Omit all pictures and transcribe only the lines in the entries below that run from the line with "Give me the Altair source for this chart." through the line with "0.31, 0.27, 0.24, 0.24, 0.17]".

** start **

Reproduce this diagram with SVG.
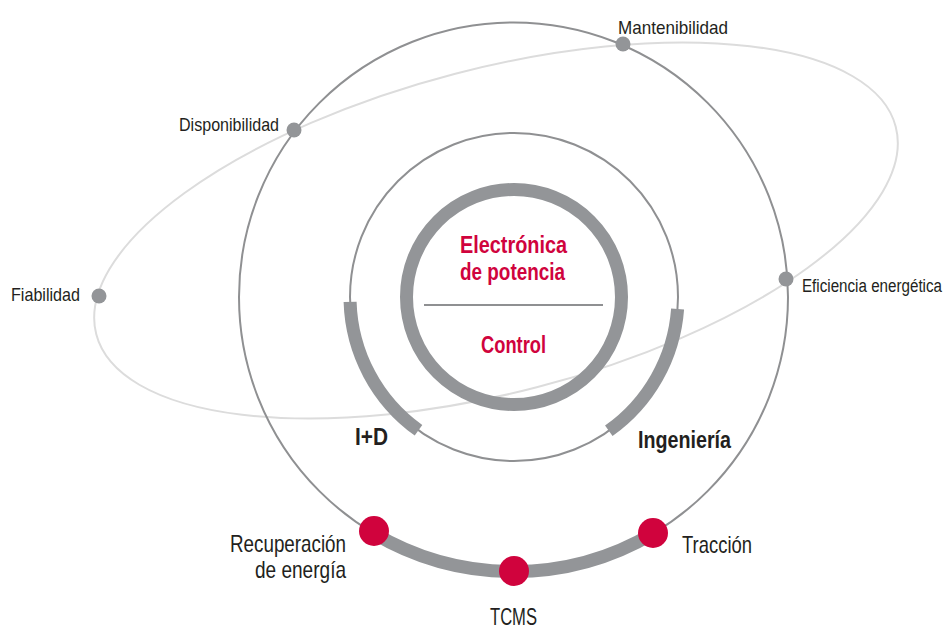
<svg xmlns="http://www.w3.org/2000/svg" width="948" height="631" viewBox="0 0 948 631">
<style>
.orbit{fill:none;stroke:#8f9092;stroke-width:2}
.ell{fill:none;stroke:#dcdcdc;stroke-width:2}
.thick{fill:none;stroke:#939598;stroke-width:13;stroke-linecap:butt}
.gdot{fill:#939598}
.rdot{fill:#d0033d}
text{font-family:"Liberation Sans Narrow","Liberation Sans",Arial,sans-serif;fill:#231f20}
.sm{font-size:19px}
.md{font-size:24px}
.bd{font-size:24px;font-weight:bold}
.red{fill:#d0033d;font-size:24px;font-weight:bold}
</style>
<rect width="948" height="631" fill="#ffffff"/>
<g id="connectors">
  <ellipse class="ell" cx="496" cy="230.5" rx="413" ry="162" transform="rotate(-14.56 496 230.5)"/>
  <circle class="orbit" cx="513.5" cy="297" r="274.5"/>
  <circle class="orbit" cx="514" cy="297" r="164"/>
  <path class="thick" d="M373,532.8 A274.5,274.5 0 0 0 653.2,533.3"/>
</g>
<g id="core">
  <circle cx="514" cy="297" r="107.5" fill="none" stroke="#939598" stroke-width="13"/>
  <line x1="424" y1="305" x2="603" y2="305" stroke="#8f9092" stroke-width="2"/>
  <text class="red" x="460" y="253" textLength="107" lengthAdjust="spacingAndGlyphs">Electrónica</text>
  <text class="red" x="460" y="280" textLength="105" lengthAdjust="spacingAndGlyphs">de potencia</text>
  <text class="red" x="481" y="353" textLength="65" lengthAdjust="spacingAndGlyphs">Control</text>
</g>
<g id="id-node">
  <path class="thick" d="M350.1,301.9 A164,164 0 0 0 418.5,430.3"/>
  <text class="bd" x="355" y="445" textLength="33" lengthAdjust="spacingAndGlyphs">I+D</text>
</g>
<g id="ingenieria-node">
  <path class="thick" d="M677.6,309 A164,164 0 0 1 608.8,430.8"/>
  <text class="bd" x="638" y="448" textLength="93" lengthAdjust="spacingAndGlyphs">Ingeniería</text>
</g>
<g id="fiabilidad-node">
  <circle class="gdot" cx="99" cy="296" r="7.5"/>
  <text class="sm" x="11" y="301" textLength="69" lengthAdjust="spacingAndGlyphs">Fiabilidad</text>
</g>
<g id="disponibilidad-node">
  <circle class="gdot" cx="294" cy="130" r="7.5"/>
  <text class="sm" x="179" y="131" textLength="100" lengthAdjust="spacingAndGlyphs">Disponibilidad</text>
</g>
<g id="mantenibilidad-node">
  <circle class="gdot" cx="623" cy="44" r="7.5"/>
  <text class="sm" x="618" y="34" textLength="110" lengthAdjust="spacingAndGlyphs">Mantenibilidad</text>
</g>
<g id="eficiencia-node">
  <circle class="gdot" cx="786" cy="279" r="7.5"/>
  <text class="sm" transform="translate(802 292) scale(0.8 1)" x="0" y="0" textLength="175" lengthAdjust="spacingAndGlyphs">Eficiencia energética</text>
</g>
<g id="recuperacion-node">
  <circle class="rdot" cx="374" cy="531" r="15"/>
  <text class="md" x="230" y="552" textLength="116" lengthAdjust="spacingAndGlyphs">Recuperación</text>
  <text class="md" x="255" y="578" textLength="91" lengthAdjust="spacingAndGlyphs">de energía</text>
</g>
<g id="tcms-node">
  <circle class="rdot" cx="514" cy="571" r="15"/>
  <text class="md" x="490" y="625" textLength="47" lengthAdjust="spacingAndGlyphs">TCMS</text>
</g>
<g id="traccion-node">
  <circle class="rdot" cx="653" cy="533" r="15"/>
  <text class="md" x="682" y="553" textLength="70" lengthAdjust="spacingAndGlyphs">Tracción</text>
</g>
</svg>
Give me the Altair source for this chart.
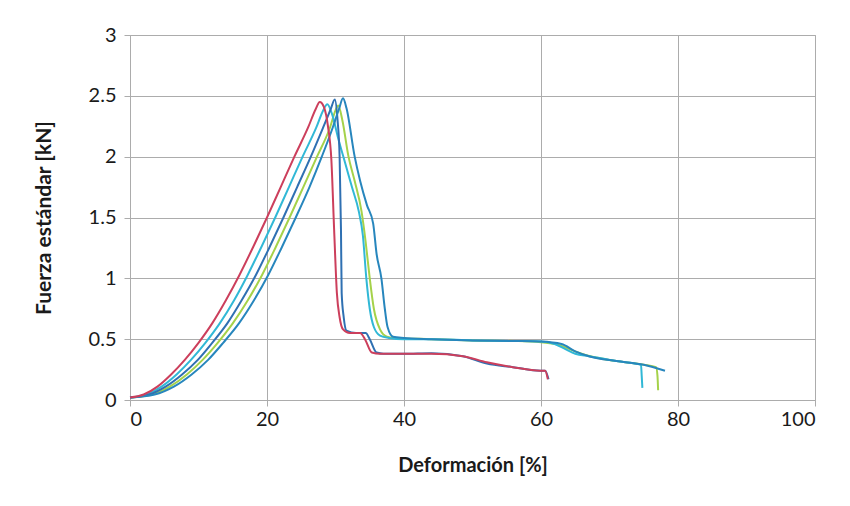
import altair as alt
import pandas as pd

# ---- data ----
s1_x = [0, 2, 4, 6, 8, 10, 12, 14, 16, 18, 20, 22, 24, 26, 27.1, 27.7, 28.3, 28.9, 29.4, 29.8, 30.2, 30.6, 31.1, 32.1, 33.6, 34.3, 35.3, 36.5, 40, 44, 48.6, 52.1, 55.9, 59.9, 60.6, 61.0]
s1_y = [0.02, 0.045, 0.11, 0.21, 0.33, 0.47, 0.63, 0.82, 1.03, 1.26, 1.5, 1.75, 2.0, 2.24, 2.39, 2.45, 2.41, 2.25, 1.97, 1.4, 0.88, 0.68, 0.58, 0.55, 0.55, 0.5, 0.39, 0.38, 0.38, 0.38, 0.36, 0.31, 0.27, 0.24, 0.24, 0.17]

s2_x = [0, 2.4, 4.6, 6.8, 8.9, 11.0, 13.1, 15.2, 17.2, 19.2, 21.2, 23.2, 25.2, 27.2, 28.2, 28.8, 29.5, 30.4, 31.4, 32.4, 33.4, 34.0, 34.5, 35.0, 35.6, 36.5, 37.8, 40, 44, 50, 56, 60, 62, 63.5, 65, 67, 71, 74.6, 74.7, 74.8]
s2_y = [0.02, 0.045, 0.11, 0.21, 0.33, 0.47, 0.63, 0.82, 1.03, 1.26, 1.5, 1.75, 2.0, 2.24, 2.38, 2.43, 2.35, 2.15, 1.95, 1.75, 1.55, 1.35, 1.0, 0.75, 0.6, 0.53, 0.51, 0.5, 0.5, 0.49, 0.485, 0.48, 0.46, 0.42, 0.38, 0.36, 0.32, 0.29, 0.2, 0.1]

s3_x = [0, 2.8, 5.2, 7.6, 9.9, 12.0, 14.2, 16.3, 18.4, 20.4, 22.4, 24.4, 26.4, 28.2, 29.3, 29.9, 30.3, 30.6, 30.8, 30.9, 31.2, 31.6, 33.0, 34.4, 35.0, 36.0, 37.0, 40, 44, 48.6, 52.1, 55.9, 59.9, 60.6, 61.1]
s3_y = [0.02, 0.045, 0.11, 0.21, 0.33, 0.47, 0.63, 0.82, 1.03, 1.26, 1.5, 1.75, 2.0, 2.24, 2.39, 2.47, 2.3, 2.0, 1.4, 0.88, 0.68, 0.57, 0.55, 0.55, 0.5, 0.39, 0.38, 0.38, 0.385, 0.36, 0.30, 0.27, 0.24, 0.24, 0.17]

s4_x = [0, 3.2, 5.8, 8.3, 10.6, 12.8, 15.0, 17.2, 19.3, 21.3, 23.3, 25.3, 27.3, 29.2, 30.0, 30.4, 31.0, 31.9, 32.8, 33.8, 34.4, 35.0, 35.6, 36.5, 37.5, 38.5, 44, 50, 56, 60, 62.5, 64.5, 66.5, 71, 75, 76.8, 77.0, 77.1]
s4_y = [0.02, 0.045, 0.11, 0.21, 0.33, 0.47, 0.63, 0.82, 1.03, 1.26, 1.5, 1.75, 2.0, 2.24, 2.38, 2.42, 2.3, 2.0, 1.8, 1.55, 1.3, 1.0, 0.75, 0.58, 0.52, 0.51, 0.5, 0.49, 0.485, 0.475, 0.455, 0.41, 0.37, 0.32, 0.29, 0.27, 0.2, 0.08]

s5_x = [0, 3.6, 6.4, 9.0, 11.4, 13.6, 15.9, 18.1, 20.2, 22.2, 24.2, 26.2, 28.0, 29.6, 30.5, 31.1, 31.6, 32.8, 33.6, 34.6, 35.5, 36.0, 36.7, 37.2, 37.6, 38.4, 40, 44, 50, 56, 60, 63, 65, 67, 71, 75, 78.1]
s5_y = [0.02, 0.045, 0.11, 0.21, 0.33, 0.47, 0.63, 0.82, 1.03, 1.26, 1.5, 1.75, 2.0, 2.24, 2.39, 2.48, 2.4, 2.0, 1.8, 1.6, 1.45, 1.2, 1.0, 0.75, 0.6, 0.52, 0.51, 0.5, 0.49, 0.485, 0.48, 0.46, 0.4, 0.36, 0.32, 0.29, 0.24]

series_names = ["Probeta 1", "Probeta 2", "Probeta 3", "Probeta 4", "Probeta 5"]
series_colors = ["#cc3f5c", "#31b8d6", "#2f70b2", "#a5d24a", "#2786bd"]
draw_order = [3, 1, 2, 4, 0]  # later drawn on top
x_ticks = [0, 20, 40, 60, 80, 100]
y_ticks = [0, 0.5, 1, 1.5, 2, 2.5, 3]

all_x = [s1_x, s2_x, s3_x, s4_x, s5_x]
all_y = [s1_y, s2_y, s3_y, s4_y, s5_y]

rows = []
for name, xs, ys in zip(series_names, all_x, all_y):
    for i, (a, b) in enumerate(zip(xs, ys)):
        rows.append({"serie": name, "x": a, "y": b, "i": i})
df = pd.DataFrame(rows)

font = "Lato"
grid_c = "#acacac"

layers = []
for k in draw_order:
    name = series_names[k]
    layers.append(
        alt.Chart(df[df["serie"] == name]).mark_line(
            strokeWidth=2, color=series_colors[k], interpolate="monotone"
        ).encode(
            x=alt.X("x:Q", scale=alt.Scale(domain=[0, 100], nice=False),
                    axis=alt.Axis(values=x_ticks, format="d", title="Deformación [%]")),
            y=alt.Y("y:Q", scale=alt.Scale(domain=[0, 3], nice=False),
                    axis=alt.Axis(values=y_ticks, format="~g", title="Fuerza estándar [kN]")),
            order="i:Q",
        )
    )

chart = alt.layer(*layers).properties(
    width=685, height=365,
    autosize=alt.AutoSizeParams(type="none"),
    padding={"left": 122, "top": 27, "right": 27, "bottom": 98},
    background="white",
).configure_view(
    stroke=grid_c, strokeWidth=1
).configure_axis(
    gridColor=grid_c, gridWidth=1, gridOpacity=1,
    domainColor=grid_c, domainWidth=1,
    tickColor=grid_c, tickSize=6, tickWidth=1,
    labelFont=font, labelFontSize=20, labelColor="#1a1a1a",
    titleFont=font, titleFontWeight="bold", titleColor="#1a1a1a",
).configure_axisX(
    labelPadding=3, titlePadding=26, titleFontSize=20,
).configure_axisY(
    labelPadding=8, titlePadding=34, titleFontSize=21,
)

chart.save("out.html", embed_options={"renderer": "svg", "actions": False})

** end **

Exercise output |
Give me the Altair source for this chart.
import altair as alt
import pandas as pd

# ---- data ----
s1_x = [0, 2, 4, 6, 8, 10, 12, 14, 16, 18, 20, 22, 24, 26, 27.1, 27.7, 28.3, 28.9, 29.4, 29.8, 30.2, 30.6, 31.1, 32.1, 33.6, 34.3, 35.3, 36.5, 40, 44, 48.6, 52.1, 55.9, 59.9, 60.6, 61.0]
s1_y = [0.02, 0.045, 0.11, 0.21, 0.33, 0.47, 0.63, 0.82, 1.03, 1.26, 1.5, 1.75, 2.0, 2.24, 2.39, 2.45, 2.41, 2.25, 1.97, 1.4, 0.88, 0.68, 0.58, 0.55, 0.55, 0.5, 0.39, 0.38, 0.38, 0.38, 0.36, 0.31, 0.27, 0.24, 0.24, 0.17]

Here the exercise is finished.